I just finished tidying up my month end accounts. I've been doing this for quite a while, so it didn't take too much time as all the necessary process had already become a routine and it's just a matter of clicking the right websites and recording down some numbers. Let me share what I do every month end:
1. Open up my excel spreadsheet. There are 2 books that needed me to fill up. First is the monthly expenditure. In the past I used to record all my expenses, big or small, onto that spreadsheet daily. But these days, I tend to consolidate over a few days to a week before putting them into the spreadsheet. I realised that I don't need such precision and accuracy now, because I already know what my spending pattern is. I take that as a reason to reduce the amount of work to do some tracking (it's not much work even if I do it on a daily basis, but a few minutes shaved off is still a bonus haha!)
After filling that up, I'll do up my second book - networth. This means going to the respective websites, log in, and record the following:
Group A: Amount at month end of all my personal and joint bank accounts, as well as spare cash in the drawer
Group B: Amount in the money market fund
Group C: Amount of money in stock portfolio, based on latest market price
Group D: Net surrender value of whole life policies
Group E: Amount of CPF in various accounts
I do not take into account the market price of my HDB flat, but neither did I take into account the existing liabilities in terms of the mortgage loans. I will treat my networth accounting as such for similar asset that I had borrowed money to get it.

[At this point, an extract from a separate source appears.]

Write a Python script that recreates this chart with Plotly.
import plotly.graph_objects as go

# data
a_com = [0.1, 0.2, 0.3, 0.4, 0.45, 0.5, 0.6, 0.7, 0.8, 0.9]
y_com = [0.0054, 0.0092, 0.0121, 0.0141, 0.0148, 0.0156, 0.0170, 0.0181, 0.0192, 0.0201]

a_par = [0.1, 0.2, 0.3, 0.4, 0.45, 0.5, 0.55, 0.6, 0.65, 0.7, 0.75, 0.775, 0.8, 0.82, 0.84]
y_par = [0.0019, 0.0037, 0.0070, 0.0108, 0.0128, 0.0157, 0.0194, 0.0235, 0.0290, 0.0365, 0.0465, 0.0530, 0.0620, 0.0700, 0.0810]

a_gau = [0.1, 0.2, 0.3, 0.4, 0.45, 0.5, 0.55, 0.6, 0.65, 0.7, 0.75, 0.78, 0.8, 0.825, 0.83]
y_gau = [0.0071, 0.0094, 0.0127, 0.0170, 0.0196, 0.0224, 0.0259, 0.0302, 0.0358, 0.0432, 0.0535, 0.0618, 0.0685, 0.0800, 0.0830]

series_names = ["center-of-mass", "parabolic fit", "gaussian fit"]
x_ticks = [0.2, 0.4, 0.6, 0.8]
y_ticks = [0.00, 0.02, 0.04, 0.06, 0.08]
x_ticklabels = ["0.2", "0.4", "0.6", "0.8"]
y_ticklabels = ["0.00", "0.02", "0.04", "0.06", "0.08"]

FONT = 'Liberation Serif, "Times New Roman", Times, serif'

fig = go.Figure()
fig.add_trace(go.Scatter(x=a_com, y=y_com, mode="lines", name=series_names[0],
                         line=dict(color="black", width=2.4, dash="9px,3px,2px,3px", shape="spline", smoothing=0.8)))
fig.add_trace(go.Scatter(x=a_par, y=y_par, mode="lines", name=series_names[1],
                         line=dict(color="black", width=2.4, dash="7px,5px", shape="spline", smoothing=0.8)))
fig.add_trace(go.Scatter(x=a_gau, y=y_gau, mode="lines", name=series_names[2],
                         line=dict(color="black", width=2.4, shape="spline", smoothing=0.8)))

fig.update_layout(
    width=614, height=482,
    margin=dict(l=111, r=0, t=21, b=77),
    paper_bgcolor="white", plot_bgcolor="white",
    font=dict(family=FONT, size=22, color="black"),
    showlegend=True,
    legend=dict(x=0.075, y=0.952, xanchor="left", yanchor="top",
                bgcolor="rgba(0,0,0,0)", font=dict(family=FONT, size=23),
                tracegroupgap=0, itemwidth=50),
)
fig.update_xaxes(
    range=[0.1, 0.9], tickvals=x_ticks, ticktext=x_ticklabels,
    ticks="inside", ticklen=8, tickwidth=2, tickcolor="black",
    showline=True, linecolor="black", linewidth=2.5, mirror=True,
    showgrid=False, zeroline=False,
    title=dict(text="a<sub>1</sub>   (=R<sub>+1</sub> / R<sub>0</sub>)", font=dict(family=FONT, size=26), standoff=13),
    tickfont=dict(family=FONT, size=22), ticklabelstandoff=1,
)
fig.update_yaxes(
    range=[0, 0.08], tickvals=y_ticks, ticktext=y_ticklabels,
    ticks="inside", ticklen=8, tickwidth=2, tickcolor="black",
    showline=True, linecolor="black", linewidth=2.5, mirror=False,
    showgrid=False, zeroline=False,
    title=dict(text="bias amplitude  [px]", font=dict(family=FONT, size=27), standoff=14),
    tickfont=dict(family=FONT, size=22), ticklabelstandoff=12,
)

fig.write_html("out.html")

2. I'll also take the opportunity to pay up all my credit card bills in full. I usually use my POSB everyday card for day to day purchases. However, for big items, I'll use Manhattan card to do that. I used to pay using SCBs debit card for the rebate, but thought that I should conserve more cash since I'm a bit tight in liquidity the last few months.
3. Lastly, I'll transfer a portion of the cash in my bank account over to a separate account. This will form the savings that I will need to do every month. I think the amount doesn't matter (but it does matter if you want to hit a particular savings target per year), it's the act of putting aside a portion of your income that is important. I always think that if you do not save a portion, even a small amount, when you have this salary that you are drawing currently, what makes you think you can save when your salary increased in the future? Thus the habit that is inculcated is more important that the amount saved, at least at the beginning.
What's the point of tracking all these, you ask? I think the greatest pros of doing this exercise is to give confidence to your own financial status at any point in time. You will know what you have at a glance by looking through your books. This will allow you to make proper and realistic financial decisions when the time calls for it. At the same time, you will also be able to track your progress over time and see if you had been doing the right things financially. Too much debt? Too much spending on luxury items? Too little income? All these will be shown in the books that you keep, much like the quarterly financial statements that public companies publish for their listing requirements.
It's good to see yourself as a company, especially in matters dealing with finance.